Жду ответа. Извините меня…
               
                ***               
                29 апр. 74 г.

 Здравствуйте, уважаемые Мина Васильевич со всей своей семьей!!!
 Вот прошло время, а от вас нет ни одного слова, о Вашей жизни….
Ведь я понимаю, что сейчас весна, очень много работы. Но хоть одно слово о здоровье можно написать?
 Но ничего, об этом не будем…
Вы меня извините, но я решила хоть пару слов написать о себе. Жизнь идет моя трудно и невесело… Вот ездила на Радовницу к своему любимому Петьке на могилку. Была три дня, очень расстроилась, что такая трудная несчастная наша судьба…. Нет здоровья у Петиной матери, но и отцу тоже….. Но что ж сделать, что такая наша жизнь. Кто живет, а кто существует…
 Ведь и здесь случаев много произошло. Ехали мотоциклом и разбились, теперь в больнице, но кто его знает, может, и будут живы…
 Две женщины, хотя одна еще девчонка, попали под трактор и сейчас в больнице, то у одной же очень страшно - трещина в позвоночнике. А у второй - два перелома… Вот какая наша жизнь. И одного мущину, ему где-то больше 40, насмерть кран переехал. Вроде племянника - дядька, но тот ничего не видел, они оба были выпивши. Вот какая наша трудная жизнь…

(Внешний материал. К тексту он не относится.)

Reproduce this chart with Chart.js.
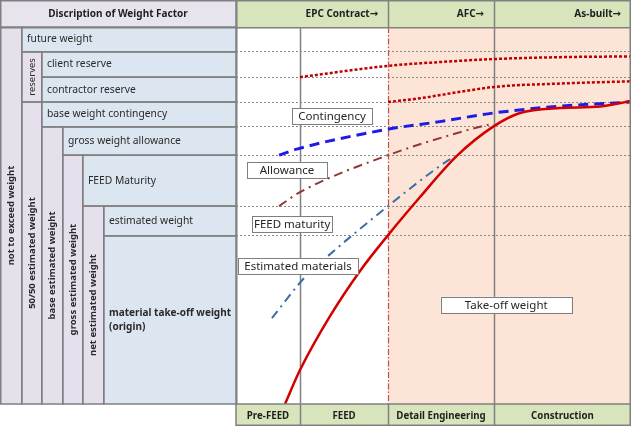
<!DOCTYPE html>
<html>
<head>
<meta charset="utf-8">
<script src="https://cdn.jsdelivr.net/npm/chart.js@4.4.1/dist/chart.umd.min.js"></script>
<style>
  body { margin: 0; background: #fff; }
  #wrap { width: 631px; height: 426px; }
</style>
</head>
<body>
<div id="wrap"><canvas id="chart" width="631" height="426"></canvas></div>
<script>
/*-------- DATA (x = project progress 0..100, y = % of not-to-exceed weight) -------- */
const phases = ["Pre-FEED", "FEED", "Detail Engineering", "Construction"];
const phaseEdges = [0, 16.2, 38.5, 65.3, 100];
const milestones = ["EPC Contract→", "AFC→", "As-built→"];
const milestoneX = [38.5, 65.3, 100];

// row boundaries of the weight factor table, top to bottom
const rowEdges = [100, 93.4, 86.7, 80.1, 73.5, 66.0, 52.5, 44.6, 0];

const clientX = [16.2, 38.5, 51.6, 65.3, 82.0, 100];
const clientY = [86.7, 89.7, 90.7, 91.5, 92.0, 92.2];

const contractorX = [38.5, 46.6, 56.7, 65.3, 82.0, 100];
const contractorY = [80.1, 81.1, 82.8, 84.1, 85.0, 85.6];

const contingencyX = [10.9, 15.4, 38.5, 51.6, 65.3, 82.0, 100];
const contingencyY = [66.0, 67.6, 72.9, 74.9, 77.2, 79.0, 80.1];

const allowanceX = [10.9, 16.2, 38.5, 56.7, 64.3];
const allowanceY = [52.5, 56.2, 66.0, 72.1, 74.2];

const estimatedX = [9.1, 17.5, 23.0, 38.5, 50.9, 55.4];
const estimatedY = [22.8, 33.7, 39.0, 52.5, 62.6, 65.8];

const takeoffX = [12.4, 16.2, 23.8, 31.4, 38.5, 46.6, 55.9, 65.3, 71.9, 82.0, 92.2, 100];
const takeoffY = [0, 9.0, 23.3, 35.3, 44.8, 54.9, 65.8, 73.7, 77.2, 78.5, 78.9, 80.4];

const noteText = ["Contingency", "Allowance", "FEED maturity", "Estimated materials", "Take-off weight"];
const noteX = [24.3, 12.9, 14.2, 15.7, 68.4];
const noteY = [76.4, 62.1, 47.7, 36.6, 26.3];

// left table cells: [text, firstCol, lastCol, firstRow, lastRow, vertical, bold]
const factorCells = [
  ["not to exceed weight", 0, 1, 0, 8, true, true],
  ["future weight", 1, 6, 0, 1, false, false],
  ["reserves", 1, 2, 1, 3, true, false],
  ["client reserve", 2, 6, 1, 2, false, false],
  ["contractor reserve", 2, 6, 2, 3, false, false],
  ["50/50 estimated weight", 1, 2, 3, 8, true, true],
  ["base weight contingency", 2, 6, 3, 4, false, false],
  ["base estimated weight", 2, 3, 4, 8, true, true],
  ["gross weight allowance", 3, 6, 4, 5, false, false],
  ["gross estimated weight", 3, 4, 5, 8, true, true],
  ["FEED Maturity", 4, 6, 5, 6, false, false],
  ["net estimated weight", 4, 5, 6, 8, true, true],
  ["estimated weight", 5, 6, 6, 7, false, false],
  ["material take-off weight|(origin)", 5, 6, 7, 8, false, true]
];

const pts = (xs, ys) => xs.map((v, i) => ({ x: v, y: ys[i] }));

/*-------- LAYOUT / STYLE -------- */
const FONT = "'Noto Sans', 'DejaVu Sans', sans-serif";
const leftCols = [0, 21, 41, 62, 82, 103]; // px, last column runs to the plot
const noteW = [80, 80, 80, 120, 131];
const gridGray = "#808080";

const tablePlugin = {
  id: "weightTable",
  beforeDraw(chart) {
    const { ctx, chartArea: a, scales: { x, y } } = chart;
    const W = chart.width, H = chart.height;
    const colPx = (i) => (i < leftCols.length ? leftCols[i] : a.left);
    ctx.save();
    ctx.fillStyle = "#fff";
    ctx.fillRect(0, 0, W, H);

    // left header
    ctx.fillStyle = "#e7e4ed";
    ctx.fillRect(0, 0, a.left, a.top);
    // left cells
    factorCells.forEach((c) => {
      const x0 = colPx(c[1]), x1 = colPx(c[2]);
      const y0 = y.getPixelForValue(rowEdges[c[3]]), y1 = y.getPixelForValue(rowEdges[c[4]]);
      ctx.fillStyle = c[5] ? "#e5e0ec" : "#dce6f1";
      ctx.fillRect(x0, y0, x1 - x0, y1 - y0);
    });

    // green header / footer on the right
    ctx.fillStyle = "#d8e4bc";
    ctx.fillRect(a.left, 0, a.right - a.left, a.top);
    ctx.fillRect(a.left, a.bottom, a.right - a.left, H - a.bottom);

    // peach area after EPC contract
    const px = x.getPixelForValue(phaseEdges[2]);
    ctx.fillStyle = "#fce5d7";
    ctx.fillRect(px, a.top, a.right - px, a.bottom - a.top);
    ctx.restore();
  },
  beforeDatasetsDraw(chart) {
    const { ctx, chartArea: a, scales: { x } } = chart;
    ctx.save();
    phaseEdges.slice(1, 4).forEach((v, i) => {
      const px = Math.round(x.getPixelForValue(v)) + 0.5;
      ctx.beginPath();
      if (i === 1) {
        ctx.strokeStyle = "#c0504d";
        ctx.lineWidth = 1.2;
        ctx.setLineDash([6, 2, 1.5, 2]);
      } else {
        ctx.strokeStyle = gridGray;
        ctx.lineWidth = 1.5;
        ctx.setLineDash([]);
      }
      ctx.moveTo(px, a.top);
      ctx.lineTo(px, a.bottom);
      ctx.stroke();
    });
    ctx.restore();
  },
  afterDatasetsDraw(chart) {
    const { ctx, chartArea: a, scales: { x, y } } = chart;
    const H = chart.height;
    ctx.save();
    // callout boxes
    ctx.font = "11.5px " + FONT;
    ctx.textAlign = "center";
    ctx.textBaseline = "middle";
    noteText.forEach((t, i) => {
      const cx = x.getPixelForValue(noteX[i]), cy = y.getPixelForValue(noteY[i]);
      const w = noteW[i], h = 16;
      ctx.fillStyle = "#fff";
      ctx.fillRect(cx - w / 2, cy - h / 2, w, h);
      ctx.strokeStyle = "#7f7f7f";
      ctx.lineWidth = 1;
      ctx.strokeRect(Math.round(cx - w / 2) + 0.5, Math.round(cy - h / 2) + 0.5, w, h);
      ctx.fillStyle = "#262626";
      ctx.fillText(t, cx, cy + 0.5);
    });

    // cell borders of the left table
    const colPx = (i) => (i < leftCols.length ? leftCols[i] : a.left);
    ctx.strokeStyle = gridGray;
    ctx.lineWidth = 1.5;
    factorCells.forEach((c) => {
      const x0 = colPx(c[1]), x1 = colPx(c[2]);
      const y0 = y.getPixelForValue(rowEdges[c[3]]), y1 = y.getPixelForValue(rowEdges[c[4]]);
      ctx.strokeRect(x0 + 0.75, y0, x1 - x0, y1 - y0);
    });
    ctx.strokeRect(0.75, 0.75, a.left, a.top);

    // frame of the plot, header and footer
    ctx.strokeRect(a.left, 0.75, a.right - a.left - 0.75, a.top);
    ctx.strokeRect(a.left, a.bottom, a.right - a.left - 0.75, H - a.bottom - 0.75);
    ctx.beginPath();
    ctx.moveTo(a.left, a.top); ctx.lineTo(a.left, a.bottom);
    ctx.moveTo(a.right - 0.75, a.top); ctx.lineTo(a.right - 0.75, a.bottom);
    milestoneX.slice(0, 2).forEach((v) => {
      const px = Math.round(x.getPixelForValue(v)) + 0.5;
      ctx.moveTo(px, 0); ctx.lineTo(px, a.top);
    });
    phaseEdges.slice(1, 4).forEach((v) => {
      const px = Math.round(x.getPixelForValue(v)) + 0.5;
      ctx.moveTo(px, a.bottom); ctx.lineTo(px, H);
    });
    ctx.stroke();

    // texts
    ctx.fillStyle = "#1f1f1f";
    ctx.textBaseline = "middle";
    ctx.font = "bold 10px " + FONT;
    ctx.textAlign = "center";
    ctx.fillText("Discription of Weight Factor", a.left / 2, a.top / 2 + 1);

    ctx.textAlign = "right";
    milestones.forEach((m, i) => {
      ctx.fillText(m, x.getPixelForValue(milestoneX[i]) - 10, a.top / 2 + 1);
    });

    ctx.textAlign = "center";
    ctx.font = "bold 9.7px " + FONT;
    phases.forEach((p, i) => {
      const cx = (x.getPixelForValue(phaseEdges[i]) + x.getPixelForValue(phaseEdges[i + 1])) / 2;
      ctx.fillText(p, cx, (a.bottom + H) / 2 + 1);
    });

    factorCells.forEach((c) => {
      const x0 = colPx(c[1]), x1 = colPx(c[2]);
      const y0 = y.getPixelForValue(rowEdges[c[3]]), y1 = y.getPixelForValue(rowEdges[c[4]]);
      ctx.font = (c[6] ? "bold " : "") + (c[5] ? "9.5px " : (c[6] ? "10px " : "10.3px ")) + FONT;
      ctx.fillStyle = "#2a2a2a";
      if (c[5]) {
        ctx.save();
        ctx.translate((x0 + x1) / 2 + 1, (y0 + y1) / 2);
        ctx.rotate(-Math.PI / 2);
        ctx.textAlign = "center";
        ctx.fillText(c[0], 0, 0);
        ctx.restore();
      } else {
        const lines = c[0].split("|");
        ctx.textAlign = "left";
        lines.forEach((l, k) => {
          ctx.fillText(l, x0 + 6, (y0 + y1) / 2 + (k - (lines.length - 1) / 2) * 14);
        });
      }
    });
    ctx.restore();
  }
};

new Chart(document.getElementById("chart"), {
  type: "line",
  data: {
    datasets: [
      {
        label: "Take-off weight",
        data: pts(takeoffX, takeoffY),
        borderColor: "#d40000",
        borderWidth: 2.5
      },
      {
        label: "Client reserve",
        data: pts(clientX, clientY),
        borderColor: "#c00000",
        borderWidth: 2.5,
        borderDash: [3, 2]
      },
      {
        label: "Contractor reserve",
        data: pts(contractorX, contractorY),
        borderColor: "#c00000",
        borderWidth: 2.5,
        borderDash: [3, 2]
      },
      {
        label: "Contingency",
        data: pts(contingencyX, contingencyY),
        borderColor: "#1c1ce6",
        borderWidth: 3,
        borderDash: [10, 6]
      },
      {
        label: "Allowance",
        data: pts(allowanceX, allowanceY),
        borderColor: "#953735",
        borderWidth: 2,
        borderDash: [9, 5, 2, 5]
      },
      {
        label: "Estimated materials",
        data: pts(estimatedX, estimatedY),
        borderColor: "#3b6ea8",
        borderWidth: 2,
        borderDash: [9, 5, 2, 5]
      }
    ]
  },
  options: {
    responsive: false,
    animation: false,
    devicePixelRatio: 1,
    layout: { padding: { left: 236, top: 27, bottom: 22, right: 0 } },
    elements: {
      point: { radius: 0 },
      line: { cubicInterpolationMode: "monotone", fill: false }
    },
    plugins: {
      legend: { display: false },
      tooltip: { enabled: false }
    },
    scales: {
      x: { type: "linear", min: 0, max: 100, display: false },
      y: {
        type: "linear",
        min: 0,
        max: 100,
        afterBuildTicks: (scale) => {
          scale.ticks = rowEdges.map((v) => ({ value: v }));
        },
        ticks: { display: false },
        grid: {
          drawTicks: false,
          lineWidth: 1,
          color: (c) => (c.tick && (c.tick.value === 0 || c.tick.value === 100) ? "rgba(0,0,0,0)" : "#8a8a8a")
        },
        border: { display: false, dash: [2, 2] }
      }
    }
  },
  plugins: [tablePlugin]
});
</script>
</body>
</html>
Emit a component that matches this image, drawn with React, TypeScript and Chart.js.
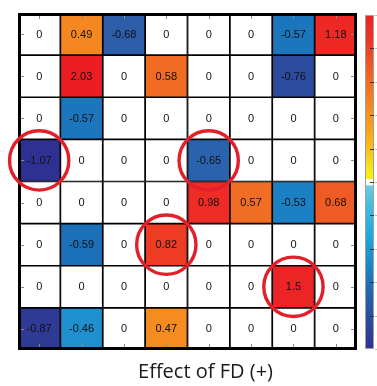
import React, { useEffect, useRef } from "react";
import { Chart, registerables } from "chart.js";

Chart.register(...registerables);

const columns = ["1", "2", "3", "4", "5", "6", "7", "8"];
const row1 = [0, 0.49, -0.68, 0, 0, 0, -0.57, 1.18];
const row2 = [0, 2.03, 0, 0.58, 0, 0, -0.76, 0];
const row3 = [0, -0.57, 0, 0, 0, 0, 0, 0];
const row4 = [-1.07, 0, 0, 0, -0.65, 0, 0, 0];
const row5 = [0, 0, 0, 0, 0.98, 0.57, -0.53, 0.68];
const row6 = [0, -0.59, 0, 0.82, 0, 0, 0, 0];
const row7 = [0, 0, 0, 0, 0, 0, 1.5, 0];
const row8 = [-0.87, -0.46, 0, 0.47, 0, 0, 0, 0];
const rows = [row1, row2, row3, row4, row5, row6, row7, row8];
// highlighted cells: [row, column]
const circled = [
  [3, 0],
  [3, 4],
  [5, 3],
  [6, 6],
];
const titleText = "Effect of FD (+)";

const posStops: [number, string][] = [
  [0, "#FFF200"],
  [0.3, "#FBB117"],
  [0.48, "#F58A21"],
  [0.57, "#F16D23"],
  [0.68, "#F05A24"],
  [0.82, "#EE3B24"],
  [1.0, "#EE2A25"],
  [2.1, "#EC1C24"],
];
const negStops: [number, string][] = [
  [0, "#6DCADD"],
  [0.46, "#1E90CF"],
  [0.53, "#1C80C4"],
  [0.57, "#1C76BD"],
  [0.59, "#1B70B8"],
  [0.65, "#2A62AD"],
  [0.68, "#2D5CA8"],
  [0.76, "#2B4C9E"],
  [0.87, "#2E3A94"],
  [1.07, "#2E3192"],
  [3, "#2E3192"],
];
const barStops: [number, string][] = [
  [0, "#ED2024"],
  [0.075, "#EE3524"],
  [0.134, "#F05024"],
  [0.21, "#F47021"],
  [0.284, "#F68D1F"],
  [0.343, "#F9A21B"],
  [0.4, "#FBBE16"],
  [0.457, "#F8E11E"],
  [0.49, "#FFF200"],
  [0.492, "#FFFFFF"],
  [0.508, "#FFFFFF"],
  [0.512, "#6DCADD"],
  [0.58, "#3CBCE2"],
  [0.67, "#1AA6DD"],
  [0.75, "#1B86C7"],
  [0.82, "#1F6AB2"],
  [0.91, "#2A4C9F"],
  [1.0, "#2E3192"],
];

function hexToRgb(h: string) {
  const n = parseInt(h.slice(1), 16);
  return [(n >> 16) & 255, (n >> 8) & 255, n & 255];
}
function interp(stops: [number, string][], v: number) {
  if (v <= stops[0][0]) return stops[0][1];
  for (let i = 1; i < stops.length; i++) {
    if (v <= stops[i][0]) {
      const [a, ca] = stops[i - 1];
      const [b, cb] = stops[i];
      const t = (v - a) / (b - a);
      const A = hexToRgb(ca);
      const B = hexToRgb(cb);
      const c = A.map((x, k) => Math.round(x + (B[k] - x) * t));
      return `rgb(${c[0]},${c[1]},${c[2]})`;
    }
  }
  return stops[stops.length - 1][1];
}
function cellColor(v: number) {
  if (v === 0) return "#FFFFFF";
  return v > 0 ? interp(posStops, v) : interp(negStops, -v);
}

const decorPlugin = {
  id: "decor",
  afterDatasetsDraw(chart: any) {
    const ctx = chart.ctx;
    const area = chart.chartArea;
    const xs = chart.scales.x;
    const ys = chart.scales.y;
    ctx.save();
    // values
    ctx.font = "11px 'Liberation Sans', Arial, sans-serif";
    ctx.fillStyle = "#111";
    ctx.textAlign = "center";
    ctx.textBaseline = "middle";
    chart.data.datasets.forEach((ds: any, di: number) => {
      const meta = chart.getDatasetMeta(di);
      meta.data.forEach((el: any, ci: number) => {
        const v = rows[di][ci];
        const cy = (el.y + el.base) / 2;
        ctx.fillText(String(v), el.x, cy + 0.5);
      });
    });
    // small inner ticks
    ctx.strokeStyle = "#8a8a8a";
    ctx.lineWidth = 1;
    for (let i = 0; i < columns.length; i++) {
      const x = Math.round(xs.getPixelForValue(i)) + 0.5;
      ctx.beginPath();
      ctx.moveTo(x, area.top + 3);
      ctx.lineTo(x, area.top + 6);
      ctx.moveTo(x, area.bottom - 3);
      ctx.lineTo(x, area.bottom - 6);
      ctx.stroke();
    }
    for (let r = 0; r < rows.length; r++) {
      const y = Math.round(ys.getPixelForValue(r + 0.5)) + 0.5;
      ctx.beginPath();
      ctx.moveTo(area.left + 3, y);
      ctx.lineTo(area.left + 6, y);
      ctx.moveTo(area.right - 3, y);
      ctx.lineTo(area.right - 6, y);
      ctx.stroke();
    }
    // frame
    ctx.strokeStyle = "#000";
    ctx.lineWidth = 3;
    ctx.strokeRect(area.left + 1.5, area.top + 1.5, area.right - area.left - 3, area.bottom - area.top - 3);
    // circles
    const cw = xs.getPixelForValue(1) - xs.getPixelForValue(0);
    ctx.strokeStyle = "#E3202A";
    ctx.lineWidth = 3.4;
    circled.forEach(([r, c]) => {
      const cx = xs.getPixelForValue(c);
      const cy = ys.getPixelForValue(r + 0.5);
      ctx.beginPath();
      ctx.arc(cx, cy, cw * 0.7, 0, Math.PI * 2);
      ctx.stroke();
    });
    // colorbar
    const bx = 365, bw = 9, by = 15, bh = 334;
    const g = ctx.createLinearGradient(0, by, 0, by + bh);
    barStops.forEach(([t, c]) => g.addColorStop(t, c));
    ctx.fillStyle = g;
    ctx.fillRect(bx, by, bw, bh);
    ctx.strokeStyle = "#a0a0a0";
    ctx.lineWidth = 1;
    ctx.strokeRect(bx + 0.5, by + 0.5, bw - 1, bh - 1);
    ctx.strokeStyle = "#333";
    for (let k = 1; k < 10; k++) {
      const y = Math.round(by + (bh * k) / 10) + 0.5;
      ctx.beginPath();
      ctx.moveTo(bx + bw - 4, y);
      ctx.lineTo(bx + bw, y);
      ctx.stroke();
    }
    ctx.strokeStyle = "#bbb";
    for (let k = 0; k <= 10; k++) {
      const y = Math.round(by + (bh * k) / 10) + 0.5;
      ctx.beginPath();
      ctx.moveTo(bx + bw + 1, y);
      ctx.lineTo(bx + bw + 3, y);
      ctx.stroke();
    }
    // title
    ctx.fillStyle = "#1a1a1a";
    ctx.font = "20px 'Open Sans', sans-serif";
    ctx.textAlign = "center";
    ctx.textBaseline = "alphabetic";
    ctx.fillText(titleText, 205.5, 377.5);
    ctx.restore();
  },
};

export default function App() {
  const ref = useRef<HTMLCanvasElement>(null);
  useEffect(() => {
    document.body.style.margin = "0";
    const chart = new Chart(ref.current as HTMLCanvasElement, {
      type: "bar",
      data: {
        labels: columns,
        datasets: rows.map((row, r) => ({
          label: "row " + (r + 1),
          data: row.map(() => 1),
          backgroundColor: row.map(cellColor),
          borderColor: "#000",
          borderWidth: 1.2,
          borderSkipped: false,
          barPercentage: 1,
          categoryPercentage: 1,
          stack: "s",
        })),
      },
      options: {
        responsive: false,
        animation: false,
        devicePixelRatio: 1,
        layout: { padding: { left: 18, top: 13, right: 20, bottom: 36 } },
        plugins: { legend: { display: false }, tooltip: { enabled: false }, title: { display: false } },
        scales: {
          x: { stacked: true, display: false },
          y: { stacked: true, display: false, min: 0, max: 8, reverse: true },
        },
      },
      plugins: [decorPlugin],
    });
    return () => chart.destroy();
  }, []);
  return (
    <div style={{ position: "absolute", left: 0, top: 0, width: 377, height: 386, background: "#fff" }}>
      <canvas ref={ref} width={377} height={386} />
    </div>
  );
}
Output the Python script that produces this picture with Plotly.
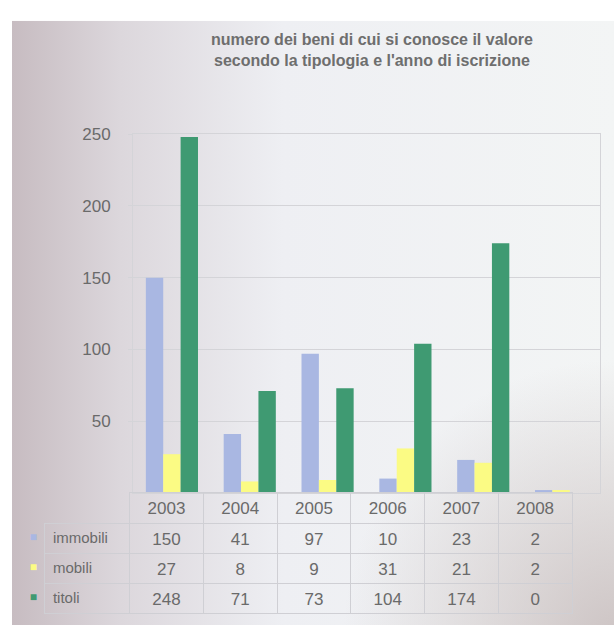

 Ведь живет человек и не знает, что с ним будет в будущем. И вот так и мой любимый Петенька, он стремился к счастливой семейной жизни, переживши трудность своей жизни, но жизнь оборвалась, и уже шесть месяцев, как спит непробудным сном мой любимый Петенька. Хоть бы посмотреть на него две минуты или услыхать его одно слово, но нет…. Лишь только остался он вечно живой в моей душе и – сердце. На этом до свидания… Целую Вас Мария…               


 
 Через шесть лет после смерти Пети Маричка вышла замуж за священника. У нее родился сын. Назвала его Петей. Он также стал священником.
 Маричку хорошо знали лишь дед да бабушка мужа.
 Мы собираемся приехать к Маричке, да все никак не соберемся. Деревня, в какой она проживает, настолько глуха, что не всегда есть связь.
 Маричка выходит в поле с телефоном. Слышен гул ветра, когда говорит. Наверное, она в платке с развевающейся на ветру шуршащей юбкой, держит трубку в руках, прищуривается; наверное, пахнет свежестью, сухими кленовыми листьями и веточками малины. Наверное, она худа, потому что соблюдает пост. И очень добра. Священники ведь злых замуж не берут.
 Письма, рассыпающиеся в пепел листки, были найдены на чердаке под полувековой трухой из соломы, пауков, кленовых листьев.